Directions for this task:
Everything from the first line down to the line containing "from matplotlib.ticker import MultipleLocator" is to be retyped exactly, both ends included, with pictures left out.

Records to process:
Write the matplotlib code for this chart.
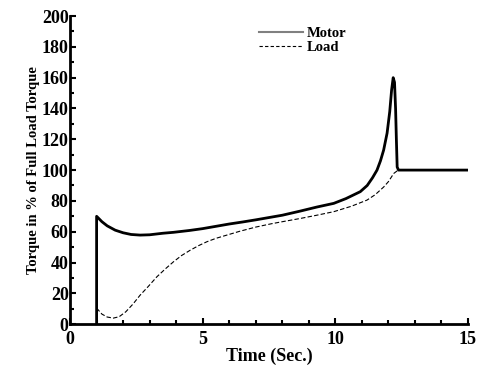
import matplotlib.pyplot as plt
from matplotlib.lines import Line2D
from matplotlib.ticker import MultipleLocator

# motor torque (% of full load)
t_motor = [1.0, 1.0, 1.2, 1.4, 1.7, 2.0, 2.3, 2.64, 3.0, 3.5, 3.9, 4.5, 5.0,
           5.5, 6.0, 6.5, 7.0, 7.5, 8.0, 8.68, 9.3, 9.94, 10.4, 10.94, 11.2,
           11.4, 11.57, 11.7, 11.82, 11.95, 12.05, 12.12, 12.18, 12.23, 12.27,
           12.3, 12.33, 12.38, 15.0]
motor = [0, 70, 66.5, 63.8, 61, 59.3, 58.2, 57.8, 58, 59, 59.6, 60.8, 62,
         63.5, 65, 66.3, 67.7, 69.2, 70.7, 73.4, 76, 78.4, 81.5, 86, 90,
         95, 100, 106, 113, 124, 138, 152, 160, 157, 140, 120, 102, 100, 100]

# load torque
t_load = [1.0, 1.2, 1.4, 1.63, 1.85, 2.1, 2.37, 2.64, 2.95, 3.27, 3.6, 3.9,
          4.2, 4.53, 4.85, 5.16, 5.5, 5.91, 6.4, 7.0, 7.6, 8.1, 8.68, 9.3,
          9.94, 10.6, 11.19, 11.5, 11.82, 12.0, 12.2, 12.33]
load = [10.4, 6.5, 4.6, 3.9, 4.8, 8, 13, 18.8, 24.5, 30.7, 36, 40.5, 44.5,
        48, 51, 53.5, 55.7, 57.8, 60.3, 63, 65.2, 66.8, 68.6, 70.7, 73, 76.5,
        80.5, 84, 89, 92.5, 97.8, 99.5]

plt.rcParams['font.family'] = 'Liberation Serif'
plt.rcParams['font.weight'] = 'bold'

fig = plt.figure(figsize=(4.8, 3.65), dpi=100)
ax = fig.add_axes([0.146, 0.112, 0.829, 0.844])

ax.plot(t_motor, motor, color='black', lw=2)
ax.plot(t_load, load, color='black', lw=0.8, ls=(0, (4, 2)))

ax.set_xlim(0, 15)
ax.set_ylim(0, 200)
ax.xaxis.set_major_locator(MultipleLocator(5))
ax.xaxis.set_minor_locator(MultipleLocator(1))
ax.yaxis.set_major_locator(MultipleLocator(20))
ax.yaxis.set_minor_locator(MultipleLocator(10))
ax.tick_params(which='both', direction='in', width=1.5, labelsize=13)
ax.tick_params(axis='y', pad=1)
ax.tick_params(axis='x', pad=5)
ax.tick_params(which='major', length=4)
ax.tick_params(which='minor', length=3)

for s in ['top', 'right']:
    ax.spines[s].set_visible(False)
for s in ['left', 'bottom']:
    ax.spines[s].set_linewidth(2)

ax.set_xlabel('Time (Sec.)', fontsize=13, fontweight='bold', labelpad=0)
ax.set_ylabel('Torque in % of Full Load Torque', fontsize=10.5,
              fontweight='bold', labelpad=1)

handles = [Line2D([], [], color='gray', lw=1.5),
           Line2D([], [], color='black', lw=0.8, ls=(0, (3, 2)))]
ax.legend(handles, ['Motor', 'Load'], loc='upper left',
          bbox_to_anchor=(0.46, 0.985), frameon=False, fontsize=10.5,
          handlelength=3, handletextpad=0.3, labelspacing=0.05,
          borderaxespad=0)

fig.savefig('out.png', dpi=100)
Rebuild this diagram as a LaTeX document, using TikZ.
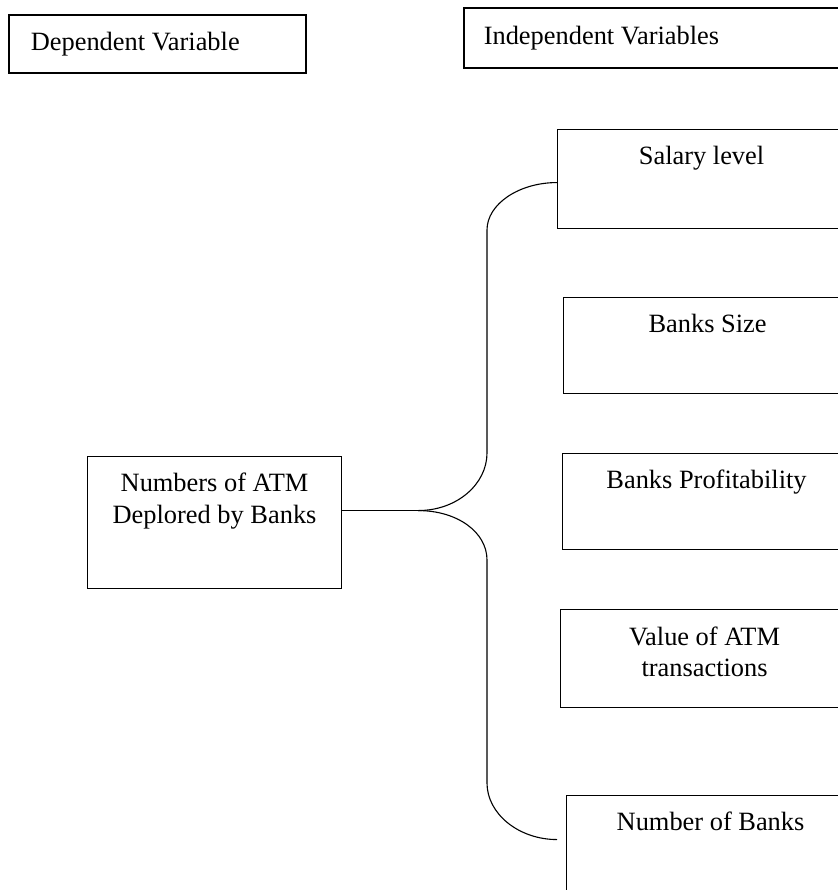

Result for this exercise:
Write the matplotlib code for this chart.
import matplotlib.pyplot as plt
from matplotlib.lines import Line2D
from matplotlib.ticker import MultipleLocator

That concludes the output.